Today’s Cocktail Advent Calendar is a real simple one, the Bourbon Furnace.  I like to imagine this was a cocktail that originated as: bourbon, “instead of a,” furnace because this warms you up without changing your heating bill.  Long story,  but to keep it short, I didn’t have heat one year in college, I drank pan warmed Jack Daniels and decaf Earl Grey tea to get to sleep at night.  Tucking into to a bourbon in the cold really warms you up.

 

What is the best way to make un pasteurized cider safe? Bourbon.

 

The Bourbon Furnace

  • 1.5 oz Bourbon
  • 5 oz Apple cider
  • .5 oz Allspice dram

 

Pretty easy to pull off, but the house spiced cider at Rob Roy is not to be missed.  This warm glass of bourbon love makes me think about having one out in the cold.  It is rough time of year for anybody that has to be outside a lot and having a furnace seems an amazing luxury to have on the cheap.  Feeling the cold mix with the cheer and again sadness, of the season, this cocktail makes me think of the Roy Orbison tune “Pretty Paper,” a tear in your toddy holiday song about being out in the cold.

 

 

 

Not every garnish tonight is going to be a flaming apple, but every cocktail will still be made with love.

 

Today’s Cocktail Advent Calendar begins with a line in the sand and a threat of war.  It pains me to make this threat because is is against those in the trade that cares for me most, the baristas.  Baristas, I love you all but we need to get some shit straight right now before I start smashing mugs and bending demitasse spoons- the toddy, is our word and it means HOT.  If you are lost on this rant, the recent popularity of cold brewed coffee has brought on the word, “toddy,” meaning a cup of cold brew. “Toddy,” is a brand name of a trademarked brewing system, just like kleenex or band-aid.  The Toddy company, by their very name, has committed a trespass on my trade like those that would use the suffixes, “tini, ” or “rita.”  All of that lot can fuck right off.  That being said, MERRY CHRISTMAS EVERYONE!

Anyway, the Hot Toddy is what we are here to talk on today.
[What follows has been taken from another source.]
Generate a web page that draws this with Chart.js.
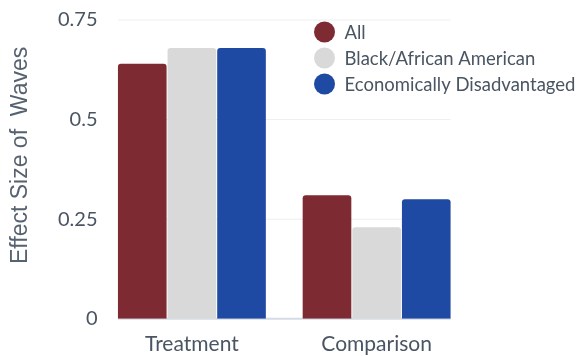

This drink of unknown origin has been kicking around for 300 years, perhaps from Scotland, perhaps from India nobody really knows. I know it doesn’t seem like a very special drink, and in many ways it isn’t.  But I’d like to offer 2 ways in which it can be special.
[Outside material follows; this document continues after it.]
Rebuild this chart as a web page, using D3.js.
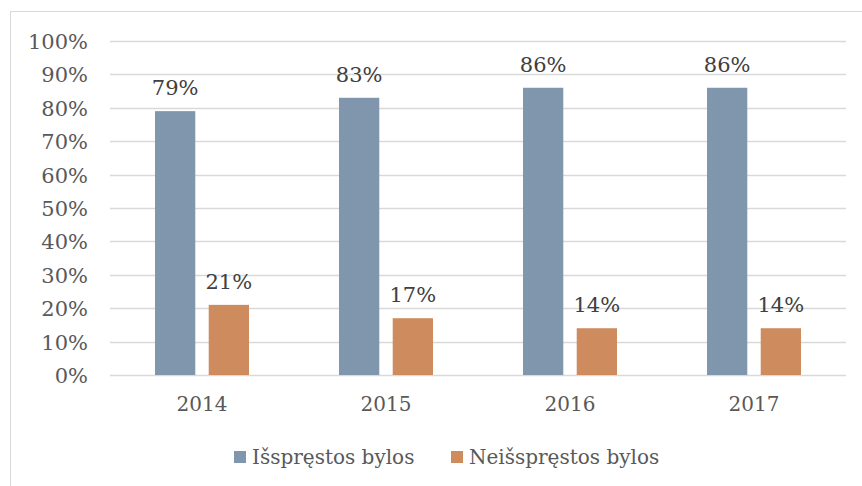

1.  Often simple drinks such as the Hot Toddy are never fully executed because they are taken for granate.  When we apply all of our skills to them, it’s an epiphany moment waiting to happen.

2.  The Hot Toddy works with any aged spirit and can always be reinvented.

This was my nice Irish Toddy, angry and profound like Shane MacGowan yet delightful and gentle like Kristy MacColl

Hot Toddy

  • 2 oz Aged Spirit - you pick, rye, scotch, bourbon, calvados, cognac, tequila, rum, applejack
  • 1 oz honey -or agave syrup for tequila or demerara for rum , maple syrup for Canadian
  • 4 oz boiling hot water
  • 2 dashes Angostura - or any bitters you like
  • garnish with a lemon - it is important to be able to add acidity if needed

and alway make sure to heat the cup first

Last week I made myself a,”Sad Bastard X-mas,” playlist, 12 very sad Christmas songs because that is how I like ‘em.  I popped into work one evening after strolling through the frosty downtown listening to, “A Fairytale of  New York,” by the Pogues. I asked for a Hot Toddy with a smoky Irish single malt called Connemara.  It fit the tune in my head perfectly and let me enjoy a Hot Toddy for the first time all over again.

I’ll throw out the rest of my, “Sad Bastard X-mas,” playlist as the rest of the advent calendar plays out.  For the record, this is not any sort of ironic playlist, I love sad music, I love Christmas music and I love sad Christmas music.